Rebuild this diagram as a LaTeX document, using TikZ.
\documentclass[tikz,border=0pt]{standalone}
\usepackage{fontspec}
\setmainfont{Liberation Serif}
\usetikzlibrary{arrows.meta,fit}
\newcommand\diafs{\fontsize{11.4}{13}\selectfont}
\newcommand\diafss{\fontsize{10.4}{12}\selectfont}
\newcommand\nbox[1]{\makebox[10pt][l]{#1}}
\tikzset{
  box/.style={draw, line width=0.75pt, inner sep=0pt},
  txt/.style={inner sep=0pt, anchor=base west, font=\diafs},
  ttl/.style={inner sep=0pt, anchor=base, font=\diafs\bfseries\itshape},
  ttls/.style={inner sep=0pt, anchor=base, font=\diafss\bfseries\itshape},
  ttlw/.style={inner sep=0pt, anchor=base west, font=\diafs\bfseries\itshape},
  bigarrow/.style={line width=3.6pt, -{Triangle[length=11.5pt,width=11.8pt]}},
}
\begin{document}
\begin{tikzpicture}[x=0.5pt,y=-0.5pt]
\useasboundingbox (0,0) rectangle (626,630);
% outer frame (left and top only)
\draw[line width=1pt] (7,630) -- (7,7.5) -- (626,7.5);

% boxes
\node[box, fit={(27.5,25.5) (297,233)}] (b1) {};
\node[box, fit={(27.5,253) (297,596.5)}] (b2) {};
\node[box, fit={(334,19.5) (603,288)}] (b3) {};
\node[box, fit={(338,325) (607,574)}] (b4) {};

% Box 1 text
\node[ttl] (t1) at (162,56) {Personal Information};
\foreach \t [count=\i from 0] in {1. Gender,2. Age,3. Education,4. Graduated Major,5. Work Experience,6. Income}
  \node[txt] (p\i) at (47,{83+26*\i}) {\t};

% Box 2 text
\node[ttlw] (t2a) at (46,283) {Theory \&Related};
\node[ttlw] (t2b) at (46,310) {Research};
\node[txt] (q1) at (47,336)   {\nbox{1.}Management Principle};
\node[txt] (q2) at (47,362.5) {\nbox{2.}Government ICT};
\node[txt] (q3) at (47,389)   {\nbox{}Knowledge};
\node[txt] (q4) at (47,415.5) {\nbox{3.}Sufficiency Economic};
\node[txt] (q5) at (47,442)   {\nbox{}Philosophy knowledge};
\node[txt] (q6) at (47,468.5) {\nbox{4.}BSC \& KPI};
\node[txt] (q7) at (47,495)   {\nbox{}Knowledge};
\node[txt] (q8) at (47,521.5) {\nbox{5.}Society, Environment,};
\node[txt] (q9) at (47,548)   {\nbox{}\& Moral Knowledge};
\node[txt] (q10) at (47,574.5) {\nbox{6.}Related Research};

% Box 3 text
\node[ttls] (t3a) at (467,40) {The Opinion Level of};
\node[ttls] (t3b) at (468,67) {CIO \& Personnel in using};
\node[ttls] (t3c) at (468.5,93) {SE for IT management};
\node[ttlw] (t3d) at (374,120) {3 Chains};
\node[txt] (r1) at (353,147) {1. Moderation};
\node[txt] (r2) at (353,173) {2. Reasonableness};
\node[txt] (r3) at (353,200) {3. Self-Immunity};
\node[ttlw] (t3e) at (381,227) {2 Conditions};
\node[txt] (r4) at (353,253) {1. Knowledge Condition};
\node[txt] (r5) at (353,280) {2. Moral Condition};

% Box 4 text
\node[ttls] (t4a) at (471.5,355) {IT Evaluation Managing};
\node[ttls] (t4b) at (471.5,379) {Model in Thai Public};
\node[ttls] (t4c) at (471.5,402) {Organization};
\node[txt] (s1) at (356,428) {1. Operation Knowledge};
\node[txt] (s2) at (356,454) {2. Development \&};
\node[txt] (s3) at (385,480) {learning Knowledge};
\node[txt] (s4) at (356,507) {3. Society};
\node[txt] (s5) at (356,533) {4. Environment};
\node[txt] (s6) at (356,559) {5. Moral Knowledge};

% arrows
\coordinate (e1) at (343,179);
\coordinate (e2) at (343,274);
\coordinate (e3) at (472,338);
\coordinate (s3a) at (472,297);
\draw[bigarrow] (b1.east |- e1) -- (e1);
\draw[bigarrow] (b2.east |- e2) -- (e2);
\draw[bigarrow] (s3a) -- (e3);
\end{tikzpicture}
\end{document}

--

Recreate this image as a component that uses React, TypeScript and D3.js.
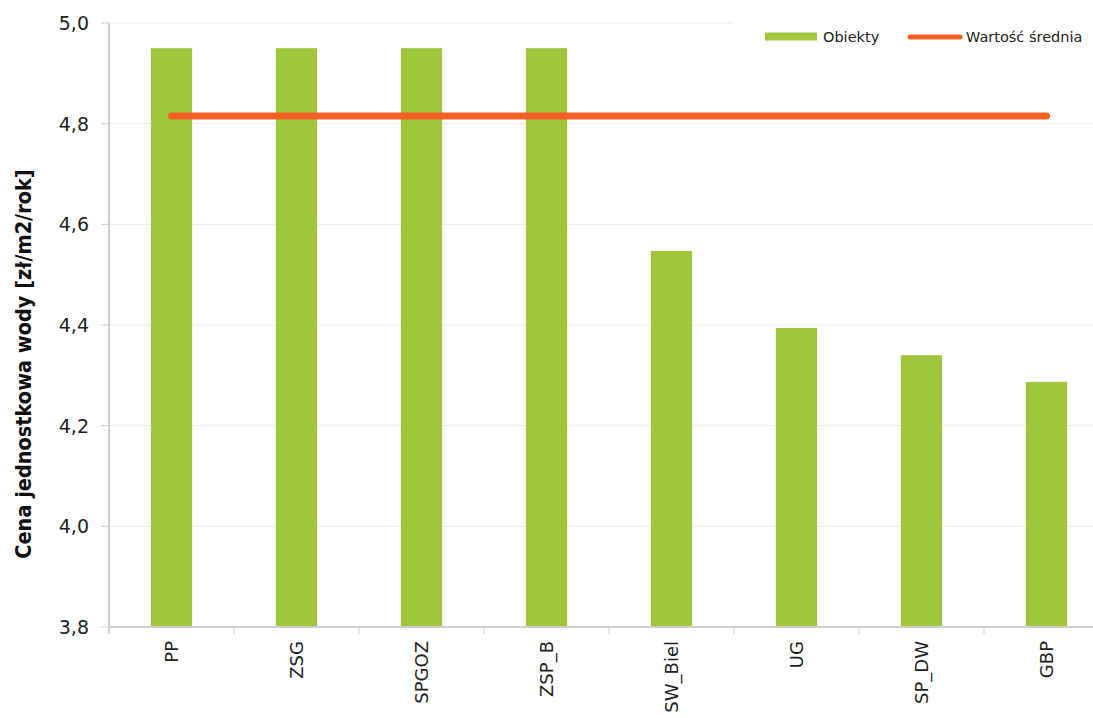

> Task to complete: Look through the records above and report how many lines hold the word "this", giving only the number.

> Exercise result: 2